Güneş Erkul – 28 Haz, 2015
Büyük İsrail koridoru, ülkemizin güneydoğusunda ülke sınırının içinde fiilen oluşturulmuştur, ülkemiz fiilen bölünmüş ve anayasa da değiştirilip, fiili duruma uydurularak, bölünme resmileştirilmek istenmektedir, kişisel menfaatleri için milli menfaatlerin hepsinden ödünler veren AKP zaten anayasal suçlar işlemiştir, buna izleyici kalan komuta kademesi de gençliğe hitabede verilen birinci vazifesini yapmayarak bu suça ortak olmuştur.
Okyanus ötesinden yapılan tertiplerle altını kalınca çizerek ifade etmek gerekir ki “ordunun en üst kademesi” antiemperyalist, millici unsurlardan tamamen temizlenmiştir.

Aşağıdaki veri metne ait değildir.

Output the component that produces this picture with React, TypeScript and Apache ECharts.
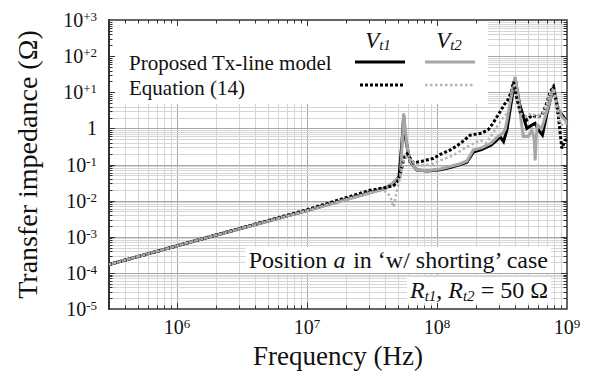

Bunun sonucu olarak, sınırlarımız yol geçen hanı olmuş, pydsi, ışıdi, bilumum teröristler ülkemizde yetiştirilir ve ihraç edilir hale gelmiştir, Pkklılar dağdan inmediği gibi şehirlerde de türemiş, şehit analarının yüreklerini dağlayan “sayın öcalan!” ifadeleri meclise girmiştir. PKK meclistedir, tüm kanallarda gazetelerdedir, gece gündüz propogandası yapılmaktadır. Beyinlerimizde etnik koridorlar oluşturulmuştur.
Müdahale mi dediniz!
Komutanlar, genelkurmay başkanının bile içeri alınmasına müdahale edememiştir, askeri birlikteki bayrağı indirenlere müdahale edemez durumdadır, Şah Fırat rezaletini saymıyorum bile. Bu yapıdan ülke sınırlarının dışında; antiemperyalist bir müdahale bekleyenlerin fikirlerine müdahale etmek gerekir .
Milli bir ordu kaldıysa yapacağı ilk iş; BOP koridoru denilen, Büyük İsrail Koridorunun hayat damarını kesmektir. O damar ülkemizdedir, bunun için izne gereksinimi yoktur, zira izni ve emri Başkomutan Mustafa Kemal Gençliğe Hitabede vermiştir. Ülkemizdeki fiili PKK işgalini bitirmek; PYD koridorunu, Barzani’yi, emperyalizmi bitirmek, perişan etmek demektir.
Stratejik düşünmekse mesele; Mustafa Kemal Paşa, önce İngiltere destekli Yunan işgaline son vermiştir, önce Anadoluyu kurtarmıştır. Çünkü biliyordu ki; Anadolu kurtulursa Misak-ı Milli içindeki Musul ve Kerkük için de kurtuluşa sıra gelecektir, ömrü vefa etmemiştir.
Anadolu kurtulduktan sonra bölge ülkeleriyle ittifaklar, paktlar kurmuştur. Bölücü hiçbir ayaklanmaya, girişime izin vermemiştir.
İşte bugün de yapılması gereken aynı şeydir.
“Milli menfaatler için koridora müdahale edelim” diyorlar. Güzel de “kişisel emellerini müstevlilerin emelleriyle tevhid eden iktidar sahipleri” kişisel menfaatleri uğruna milli olan hiçbir kurum bırakmadılar.
Memlekete kanser gibi girdiler, vatanı ve vatanseverleri kanser ettiler.
Ülkeyi ve bölgeyi yangın yerine çevirenlerin ipiyle kuyuya inilmez.